Burke proved popular. Indeed Roy Jenkins, not a natural populist, temporarily became a popular hero and told me that taxi drivers would wind down their windows if they passed him and shout: ‘You stick to your guns, mate.’
Are circumstances less favourable for a deselected dissident today? They are probably more favourable. At that time, party loyalties were much stronger than now. When I announced I would stand as an independent, the general view in the media was that I had committed political suicide.
I thought I had a chance of winning, but was astonished at the general enthusiasm that my by-election aroused and indeed at the size of my victory. I have no doubt that the flood of my supporters in Lincoln will be nothing to the tidal wave that would pour into a by-election about Brexit today, if a pro-European MP is hounded out of his or her constituency.
Many groups in different parts of Britain have already started their own local Stop Brexit activities and have been longing for an opportunity to express their passionate frustration at the referendum result on the national stage.
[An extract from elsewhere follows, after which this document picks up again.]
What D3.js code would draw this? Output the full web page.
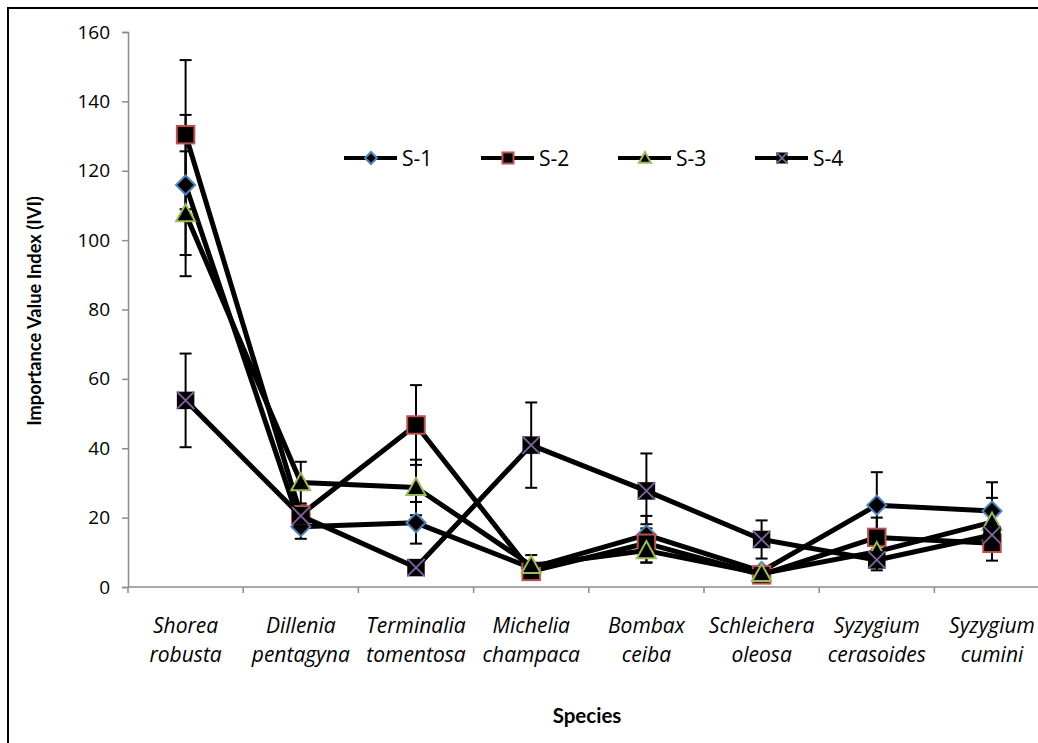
<!DOCTYPE html>
<html><head><meta charset="utf-8">
<script src="https://cdn.jsdelivr.net/npm/d3@7"></script>
<style>
html,body{margin:0;padding:0;background:#fff;overflow:hidden}
svg{display:block;font-family:Lato,"Open Sans",sans-serif}
</style></head>
<body>
<svg id="chart" width="1038" height="743"></svg>
<script>
const categories = [
  ["Shorea","robusta"],["Dillenia","pentagyna"],["Terminalia","tomentosa"],["Michelia","champaca"],
  ["Bombax","ceiba"],["Schleichera","oleosa"],["Syzygium","cerasoides"],["Syzygium","cumini"]
];
const seriesNames = ["S-1","S-2","S-3","S-4"];
const s1 = [115.9, 17.4, 18.5, 5.5, 15.0, 4.5, 23.6, 21.9];
const s2 = [130.4, 20.8, 46.7, 4.5, 12.6, 3.5, 14.3, 12.6];
const s3 = [107.6, 30.1, 28.7, 6.2, 10.5, 3.9, 10.2, 18.7];
const s4 = [53.8, 20.5, 5.6, 40.9, 27.7, 13.7, 7.8, 15.0];
const e1 = [20.2, 3.5, 6.0, 1.5, 5.5, 1.5, 9.5, 8.3];
const e2 = [21.5, 2.5, 11.5, 1.5, 5.5, 1.0, 5.7, 5.0];
const e3 = [18.0, 6.0, 8.0, 3.0, 3.5, 1.5, 3.0, 7.0];
const e4 = [13.5, 3.0, 2.0, 12.3, 10.8, 5.5, 3.0, 3.0];
const yTicks = [0,20,40,60,80,100,120,140,160];
const yTitle = "Importance Value Index (IVI)";
const xTitle = "Species";

const values = [s1,s2,s3,s4];
const errors = [e1,e2,e3,e4];
const strokeCols = ["#4F81BD","#C0504D","#9BBB59","#8064A2"];
const shapes = ["diamond","square","triangle","x"];

const svg = d3.select("#chart");
const axisCol = "#8c8c8c";
const x = d3.scaleBand().domain(d3.range(categories.length)).range([128, 128 + 8*115.2]).paddingInner(0).paddingOuter(0);
const y = d3.scaleLinear().domain([0,160]).range([587, 32]);
const cx = i => x(i) + x.bandwidth()/2;

// outer frame (extends beyond viewport right/bottom)
svg.append("rect").attr("x",8).attr("y",8).attr("width",1100).attr("height",800)
  .attr("fill","none").attr("stroke","#000").attr("stroke-width",2);

// y axis
const yAx = svg.append("g").attr("transform","translate(128,0)")
  .call(d3.axisLeft(y).tickValues(yTicks).tickSize(6).tickPadding(12).tickFormat(d3.format("d")));
yAx.select(".domain").attr("stroke",axisCol).attr("stroke-width",1.5);
yAx.selectAll(".tick line").attr("stroke",axisCol).attr("stroke-width",1.5);
yAx.selectAll(".tick text").attr("font-size",19).attr("fill","#000").attr("font-family","'Open Sans', sans-serif");

// x axis
svg.append("line").attr("x1",128).attr("x2",1100).attr("y1",y(0)).attr("y2",y(0))
  .attr("stroke",axisCol).attr("stroke-width",1.5);
svg.append("g").selectAll("line").data(d3.range(categories.length+1)).join("line")
  .attr("x1",i=>x(0)+i*x.bandwidth()).attr("x2",i=>x(0)+i*x.bandwidth())
  .attr("y1",y(0)).attr("y2",y(0)+6).attr("stroke",axisCol).attr("stroke-width",1.5);

// category labels
const lab = svg.append("g").selectAll("text").data(categories).join("text")
  .attr("text-anchor","middle").attr("font-size",21).attr("font-style","italic").attr("fill","#000")
  .attr("font-family","'Open Sans', sans-serif");
lab.each(function(d,i){
  const t = d3.select(this);
  t.append("tspan").attr("x",cx(i)).attr("y",633).text(d[0]);
  t.append("tspan").attr("x",cx(i)).attr("y",662).text(d[1]);
});

// titles
svg.append("text").attr("x",587).attr("y",723).attr("text-anchor","middle")
  .attr("font-size",20.5).attr("font-weight","bold").text(xTitle);
svg.append("text").attr("transform","translate(41,311) rotate(-90)").attr("text-anchor","middle")
  .attr("font-size",18.3).attr("font-weight","bold").text(yTitle);

// error bars
const eb = svg.append("g");
values.forEach((vals,s)=>{
  vals.forEach((v,i)=>{
    const lo = v - errors[s][i], hi = v + errors[s][i];
    eb.append("line").attr("x1",cx(i)).attr("x2",cx(i)).attr("y1",y(lo)).attr("y2",y(hi)).attr("stroke","#000").attr("stroke-width",2);
    [lo,hi].forEach(b=>eb.append("line").attr("x1",cx(i)-6).attr("x2",cx(i)+6).attr("y1",y(b)).attr("y2",y(b)).attr("stroke","#000").attr("stroke-width",2));
  });
});

function drawMarker(g, shape, px, py, size, col){
  const h = size/2;
  if(shape==="diamond"){
    g.append("path").attr("d",`M${px},${py-h}L${px+h},${py}L${px},${py+h}L${px-h},${py}Z`)
      .attr("fill","#000").attr("stroke",col).attr("stroke-width",2);
  } else if(shape==="square"){
    const a = h*0.92;
    g.append("rect").attr("x",px-a).attr("y",py-a).attr("width",2*a).attr("height",2*a)
      .attr("fill","#000").attr("stroke",col).attr("stroke-width",2);
  } else if(shape==="triangle"){
    g.append("path").attr("d",`M${px},${py-h}L${px+h},${py+h*0.8}L${px-h},${py+h*0.8}Z`)
      .attr("fill","#000").attr("stroke",col).attr("stroke-width",2);
  } else {
    const a = h*0.92;
    g.append("rect").attr("x",px-a).attr("y",py-a).attr("width",2*a).attr("height",2*a).attr("fill","#000");
    g.append("path").attr("d",`M${px-a},${py-a}L${px+a},${py+a}M${px+a},${py-a}L${px-a},${py+a}`)
      .attr("stroke",col).attr("stroke-width",1.8).attr("fill","none");
  }
}

const line = d3.line().x((d,i)=>cx(i)).y(d=>y(d));
values.forEach((vals,s)=>{
  const g = svg.append("g");
  g.append("path").datum(vals).attr("d",line).attr("fill","none").attr("stroke","#000")
    .attr("stroke-width",5).attr("stroke-linejoin","round");
  vals.forEach((v,i)=>drawMarker(g, shapes[s], cx(i), y(v), 19, strokeCols[s]));
});

// legend
const legX = [344, 481, 618, 755];
const lg = svg.append("g");
seriesNames.forEach((n,s)=>{
  const x0 = legX[s], ly = 158;
  lg.append("line").attr("x1",x0).attr("x2",x0+53).attr("y1",ly).attr("y2",ly).attr("stroke","#000").attr("stroke-width",4);
  drawMarker(lg, shapes[s], x0+27, ly, 12, strokeCols[s]);
  lg.append("text").attr("x",x0+58).attr("y",ly+7.5).attr("font-size",21)
    .attr("font-family","'Open Sans', sans-serif").text(n);
});
</script>
</body></html>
The not-so-secret weapon of a Stop Brexit campaign are the young. Remember shortly after the referendum vote, when many thousands of young people took to the streets spontaneously to express their deep concern about their future. There was no national organisation behind their demonstration. Nor was there one to back me in 1973.
But now a national Stop Brexit campaign is about to be launched that is likely to galvanise anti-Brexit voters, especially the young, who the polls show still strongly favour Remain. A mass of enthusiastic young campaigners will set any campaign alight and will not only make success in such a by-election likely, but if they secure a big victory, could bring about a big shift of public opinion against Brexit.
Incidentally, the polls also show that more than 80% of Labour activists now want a second referendum. And MPs should not fear the charge that a second referendum ignores ‘the people’s will’. It would be a new referendum, when the facts are known about what Brexit actually means.
The moral of the story is that deselection is not inevitable political death for an MP who sticks to his or her principles.